┌──

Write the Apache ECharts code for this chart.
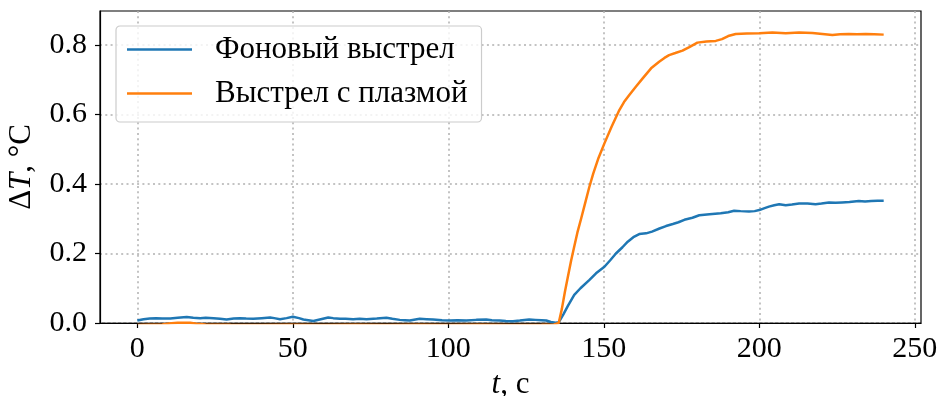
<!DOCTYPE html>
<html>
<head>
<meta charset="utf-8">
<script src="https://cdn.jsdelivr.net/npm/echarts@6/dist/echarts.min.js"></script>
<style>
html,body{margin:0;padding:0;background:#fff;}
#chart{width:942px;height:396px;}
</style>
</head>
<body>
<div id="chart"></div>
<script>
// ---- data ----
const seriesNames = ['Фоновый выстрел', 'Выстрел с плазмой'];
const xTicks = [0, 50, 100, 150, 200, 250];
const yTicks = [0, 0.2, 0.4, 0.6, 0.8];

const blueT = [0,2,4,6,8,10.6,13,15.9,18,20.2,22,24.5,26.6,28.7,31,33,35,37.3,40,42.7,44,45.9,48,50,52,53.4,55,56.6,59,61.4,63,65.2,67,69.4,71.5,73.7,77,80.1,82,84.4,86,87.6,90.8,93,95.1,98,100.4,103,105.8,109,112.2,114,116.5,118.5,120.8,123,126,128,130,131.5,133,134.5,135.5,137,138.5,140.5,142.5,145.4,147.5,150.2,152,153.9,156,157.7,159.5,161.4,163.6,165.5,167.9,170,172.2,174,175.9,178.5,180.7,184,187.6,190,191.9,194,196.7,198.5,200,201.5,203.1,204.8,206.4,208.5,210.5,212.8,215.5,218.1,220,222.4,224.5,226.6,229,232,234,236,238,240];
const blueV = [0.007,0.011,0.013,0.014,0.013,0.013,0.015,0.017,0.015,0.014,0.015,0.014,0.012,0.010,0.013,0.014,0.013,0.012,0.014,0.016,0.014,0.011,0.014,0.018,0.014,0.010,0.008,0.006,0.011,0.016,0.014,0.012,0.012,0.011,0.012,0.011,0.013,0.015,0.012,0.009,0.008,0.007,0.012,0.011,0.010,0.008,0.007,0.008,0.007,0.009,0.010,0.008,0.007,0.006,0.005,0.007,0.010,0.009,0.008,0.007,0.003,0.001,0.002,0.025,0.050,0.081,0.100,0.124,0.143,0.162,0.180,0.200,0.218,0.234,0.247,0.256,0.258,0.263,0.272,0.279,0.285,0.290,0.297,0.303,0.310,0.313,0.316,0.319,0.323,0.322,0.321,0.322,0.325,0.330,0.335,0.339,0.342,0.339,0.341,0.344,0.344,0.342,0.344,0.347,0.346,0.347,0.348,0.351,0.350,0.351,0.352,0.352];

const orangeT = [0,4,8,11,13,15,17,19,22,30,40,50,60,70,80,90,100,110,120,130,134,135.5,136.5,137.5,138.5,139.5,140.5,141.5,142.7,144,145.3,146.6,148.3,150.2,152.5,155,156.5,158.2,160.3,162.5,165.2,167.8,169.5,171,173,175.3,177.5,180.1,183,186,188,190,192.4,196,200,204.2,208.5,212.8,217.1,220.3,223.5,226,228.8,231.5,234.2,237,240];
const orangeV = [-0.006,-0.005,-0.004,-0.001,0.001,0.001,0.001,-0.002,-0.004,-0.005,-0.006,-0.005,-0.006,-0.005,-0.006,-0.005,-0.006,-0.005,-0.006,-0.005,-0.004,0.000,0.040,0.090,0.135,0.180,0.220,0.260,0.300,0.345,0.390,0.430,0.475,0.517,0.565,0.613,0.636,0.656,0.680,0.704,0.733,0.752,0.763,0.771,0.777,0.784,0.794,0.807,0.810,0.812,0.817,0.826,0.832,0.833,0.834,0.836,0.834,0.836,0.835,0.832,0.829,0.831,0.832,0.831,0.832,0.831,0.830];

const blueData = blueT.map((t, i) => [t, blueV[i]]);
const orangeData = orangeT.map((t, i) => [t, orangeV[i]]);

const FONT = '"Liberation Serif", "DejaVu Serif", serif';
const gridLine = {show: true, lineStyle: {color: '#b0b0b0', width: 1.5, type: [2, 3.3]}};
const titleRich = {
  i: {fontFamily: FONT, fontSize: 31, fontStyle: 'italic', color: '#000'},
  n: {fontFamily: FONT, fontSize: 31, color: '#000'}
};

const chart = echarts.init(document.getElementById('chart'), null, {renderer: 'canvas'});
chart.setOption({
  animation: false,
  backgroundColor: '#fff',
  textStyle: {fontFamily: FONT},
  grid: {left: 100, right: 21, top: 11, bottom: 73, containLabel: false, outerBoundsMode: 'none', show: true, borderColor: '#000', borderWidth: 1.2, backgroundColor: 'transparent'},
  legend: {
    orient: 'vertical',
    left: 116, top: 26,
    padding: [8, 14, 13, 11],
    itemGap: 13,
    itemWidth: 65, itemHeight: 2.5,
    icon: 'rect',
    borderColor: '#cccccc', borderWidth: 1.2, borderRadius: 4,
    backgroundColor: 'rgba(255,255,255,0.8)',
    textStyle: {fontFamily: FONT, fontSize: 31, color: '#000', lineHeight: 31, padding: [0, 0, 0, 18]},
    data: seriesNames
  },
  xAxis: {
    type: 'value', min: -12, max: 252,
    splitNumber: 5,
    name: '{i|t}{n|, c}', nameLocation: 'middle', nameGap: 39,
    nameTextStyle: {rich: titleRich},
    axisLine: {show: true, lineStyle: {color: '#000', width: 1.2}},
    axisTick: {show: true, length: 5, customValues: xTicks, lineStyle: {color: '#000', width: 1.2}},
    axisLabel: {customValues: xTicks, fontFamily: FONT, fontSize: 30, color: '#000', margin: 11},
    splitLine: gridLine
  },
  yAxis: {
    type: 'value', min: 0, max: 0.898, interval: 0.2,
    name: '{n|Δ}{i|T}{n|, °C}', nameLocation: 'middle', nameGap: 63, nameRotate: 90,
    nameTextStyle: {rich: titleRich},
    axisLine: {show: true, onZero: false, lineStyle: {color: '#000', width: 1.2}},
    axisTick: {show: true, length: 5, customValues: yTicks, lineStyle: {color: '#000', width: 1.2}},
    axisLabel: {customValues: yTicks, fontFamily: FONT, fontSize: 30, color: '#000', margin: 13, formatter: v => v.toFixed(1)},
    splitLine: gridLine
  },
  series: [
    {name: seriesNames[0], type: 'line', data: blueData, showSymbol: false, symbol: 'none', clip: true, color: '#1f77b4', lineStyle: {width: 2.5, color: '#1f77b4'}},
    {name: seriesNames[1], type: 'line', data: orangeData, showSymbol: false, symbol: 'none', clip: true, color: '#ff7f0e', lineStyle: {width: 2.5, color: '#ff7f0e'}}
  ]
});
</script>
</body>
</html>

└──

- AIM OF THE TASK
Leave out the pictures and repeat the lines from the start of the material through the line with "const yTicks = [0, 0.2, 0.4, 0.6, 0.8];", inclusive.

- REPLY TO THE EXERCISE
Write the Apache ECharts code for this chart.
<!DOCTYPE html>
<html>
<head>
<meta charset="utf-8">
<script src="https://cdn.jsdelivr.net/npm/echarts@6/dist/echarts.min.js"></script>
<style>
html,body{margin:0;padding:0;background:#fff;}
#chart{width:942px;height:396px;}
</style>
</head>
<body>
<div id="chart"></div>
<script>
// ---- data ----
const seriesNames = ['Фоновый выстрел', 'Выстрел с плазмой'];
const xTicks = [0, 50, 100, 150, 200, 250];
const yTicks = [0, 0.2, 0.4, 0.6, 0.8];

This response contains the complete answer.